PROBLEM TO WORK ON
Below is a listing. Quote from it, exactly, the lines from the one containing "Write a Python" down to the one containing "source = ColumnDataSource(dict(cat=categories, val=avg_dollars))", both ends included, and nothing else.

** Start of MATERIAL SHOWN **

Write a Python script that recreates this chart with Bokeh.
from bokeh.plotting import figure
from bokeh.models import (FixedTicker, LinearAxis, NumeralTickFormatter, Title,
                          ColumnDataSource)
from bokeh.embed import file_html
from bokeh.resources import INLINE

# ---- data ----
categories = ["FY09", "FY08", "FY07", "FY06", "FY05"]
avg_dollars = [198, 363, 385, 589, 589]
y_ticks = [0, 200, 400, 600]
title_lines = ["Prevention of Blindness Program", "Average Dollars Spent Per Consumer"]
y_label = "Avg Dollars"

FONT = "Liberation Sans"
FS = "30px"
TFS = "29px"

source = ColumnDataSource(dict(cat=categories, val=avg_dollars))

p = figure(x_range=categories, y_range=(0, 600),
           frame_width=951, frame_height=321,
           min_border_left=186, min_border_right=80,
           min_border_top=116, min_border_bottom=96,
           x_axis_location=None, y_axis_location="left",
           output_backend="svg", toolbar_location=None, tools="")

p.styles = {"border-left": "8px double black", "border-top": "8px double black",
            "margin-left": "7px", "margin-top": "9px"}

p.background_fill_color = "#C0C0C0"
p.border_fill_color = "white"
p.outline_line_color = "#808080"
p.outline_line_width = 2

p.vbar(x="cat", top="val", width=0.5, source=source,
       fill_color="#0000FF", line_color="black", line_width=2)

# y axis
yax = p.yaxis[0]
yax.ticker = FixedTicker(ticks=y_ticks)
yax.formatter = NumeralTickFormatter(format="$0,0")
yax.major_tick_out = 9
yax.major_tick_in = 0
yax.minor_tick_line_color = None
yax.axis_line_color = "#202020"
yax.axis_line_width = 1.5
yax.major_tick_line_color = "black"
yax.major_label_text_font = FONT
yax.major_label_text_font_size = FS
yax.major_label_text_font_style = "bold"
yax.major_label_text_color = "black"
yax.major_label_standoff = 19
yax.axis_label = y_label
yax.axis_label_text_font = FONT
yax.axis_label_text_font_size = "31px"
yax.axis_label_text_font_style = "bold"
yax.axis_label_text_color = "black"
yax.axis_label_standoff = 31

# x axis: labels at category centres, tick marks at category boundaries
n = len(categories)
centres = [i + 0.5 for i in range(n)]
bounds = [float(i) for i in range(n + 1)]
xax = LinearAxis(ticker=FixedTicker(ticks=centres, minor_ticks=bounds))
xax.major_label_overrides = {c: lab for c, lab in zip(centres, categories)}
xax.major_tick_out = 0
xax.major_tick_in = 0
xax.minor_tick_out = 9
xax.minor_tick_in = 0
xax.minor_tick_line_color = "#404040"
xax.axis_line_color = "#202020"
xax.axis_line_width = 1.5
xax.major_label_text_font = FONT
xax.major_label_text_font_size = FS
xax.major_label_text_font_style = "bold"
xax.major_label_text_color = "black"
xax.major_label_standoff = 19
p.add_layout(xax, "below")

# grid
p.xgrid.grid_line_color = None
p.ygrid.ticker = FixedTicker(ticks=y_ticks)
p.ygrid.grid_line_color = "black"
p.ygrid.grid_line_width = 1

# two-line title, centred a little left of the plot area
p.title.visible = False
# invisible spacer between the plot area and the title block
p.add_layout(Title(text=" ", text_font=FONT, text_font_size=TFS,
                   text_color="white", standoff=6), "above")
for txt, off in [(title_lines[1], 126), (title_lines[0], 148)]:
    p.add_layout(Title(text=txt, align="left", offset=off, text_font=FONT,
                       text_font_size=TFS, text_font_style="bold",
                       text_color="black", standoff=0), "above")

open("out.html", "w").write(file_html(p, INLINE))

** End of MATERIAL SHOWN **
** Start of MATERIAL SHOWN **

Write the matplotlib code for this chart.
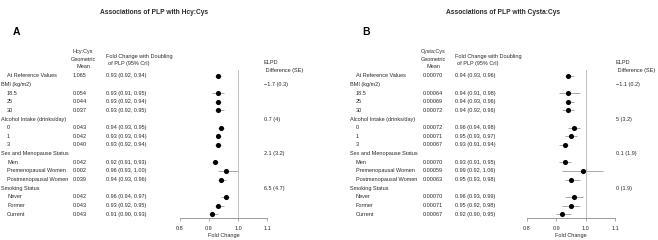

** End of MATERIAL SHOWN **

ANSWER TO THIS PROBLEM
Write a Python script that recreates this chart with Bokeh.
from bokeh.plotting import figure
from bokeh.models import (FixedTicker, LinearAxis, NumeralTickFormatter, Title,
                          ColumnDataSource)
from bokeh.embed import file_html
from bokeh.resources import INLINE

# ---- data ----
categories = ["FY09", "FY08", "FY07", "FY06", "FY05"]
avg_dollars = [198, 363, 385, 589, 589]
y_ticks = [0, 200, 400, 600]
title_lines = ["Prevention of Blindness Program", "Average Dollars Spent Per Consumer"]
y_label = "Avg Dollars"

FONT = "Liberation Sans"
FS = "30px"
TFS = "29px"

source = ColumnDataSource(dict(cat=categories, val=avg_dollars))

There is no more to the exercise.